** begin Data for this exercise **
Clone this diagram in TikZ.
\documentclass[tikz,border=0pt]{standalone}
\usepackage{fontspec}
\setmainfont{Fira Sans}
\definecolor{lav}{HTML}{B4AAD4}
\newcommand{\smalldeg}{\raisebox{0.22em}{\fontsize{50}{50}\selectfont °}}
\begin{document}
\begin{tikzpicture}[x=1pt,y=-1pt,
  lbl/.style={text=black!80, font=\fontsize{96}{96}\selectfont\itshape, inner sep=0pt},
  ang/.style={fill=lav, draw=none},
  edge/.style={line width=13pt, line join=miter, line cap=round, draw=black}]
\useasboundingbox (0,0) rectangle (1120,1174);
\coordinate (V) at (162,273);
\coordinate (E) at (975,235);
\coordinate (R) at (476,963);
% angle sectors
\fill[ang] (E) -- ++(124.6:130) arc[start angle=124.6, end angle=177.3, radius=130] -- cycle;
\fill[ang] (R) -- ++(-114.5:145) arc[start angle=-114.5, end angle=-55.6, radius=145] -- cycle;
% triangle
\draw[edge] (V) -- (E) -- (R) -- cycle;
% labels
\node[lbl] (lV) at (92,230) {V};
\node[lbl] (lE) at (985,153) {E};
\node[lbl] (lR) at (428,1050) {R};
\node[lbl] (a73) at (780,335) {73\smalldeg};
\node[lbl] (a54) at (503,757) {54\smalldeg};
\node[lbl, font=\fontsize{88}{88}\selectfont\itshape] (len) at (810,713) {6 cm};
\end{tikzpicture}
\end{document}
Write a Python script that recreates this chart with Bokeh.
** end Data for this exercise **
Each line of the material above needs to be quoted exactly, please.

▶ **The solution**
Clone this diagram in TikZ.
\documentclass[tikz,border=0pt]{standalone}
\usepackage{fontspec}
\setmainfont{Fira Sans}
\definecolor{lav}{HTML}{B4AAD4}
\newcommand{\smalldeg}{\raisebox{0.22em}{\fontsize{50}{50}\selectfont °}}
\begin{document}
\begin{tikzpicture}[x=1pt,y=-1pt,
  lbl/.style={text=black!80, font=\fontsize{96}{96}\selectfont\itshape, inner sep=0pt},
  ang/.style={fill=lav, draw=none},
  edge/.style={line width=13pt, line join=miter, line cap=round, draw=black}]
\useasboundingbox (0,0) rectangle (1120,1174);
\coordinate (V) at (162,273);
\coordinate (E) at (975,235);
\coordinate (R) at (476,963);
% angle sectors
\fill[ang] (E) -- ++(124.6:130) arc[start angle=124.6, end angle=177.3, radius=130] -- cycle;
\fill[ang] (R) -- ++(-114.5:145) arc[start angle=-114.5, end angle=-55.6, radius=145] -- cycle;
% triangle
\draw[edge] (V) -- (E) -- (R) -- cycle;
% labels
\node[lbl] (lV) at (92,230) {V};
\node[lbl] (lE) at (985,153) {E};
\node[lbl] (lR) at (428,1050) {R};
\node[lbl] (a73) at (780,335) {73\smalldeg};
\node[lbl] (a54) at (503,757) {54\smalldeg};
\node[lbl, font=\fontsize{88}{88}\selectfont\itshape] (len) at (810,713) {6 cm};
\end{tikzpicture}
\end{document}
Write a Python script that recreates this chart with Bokeh.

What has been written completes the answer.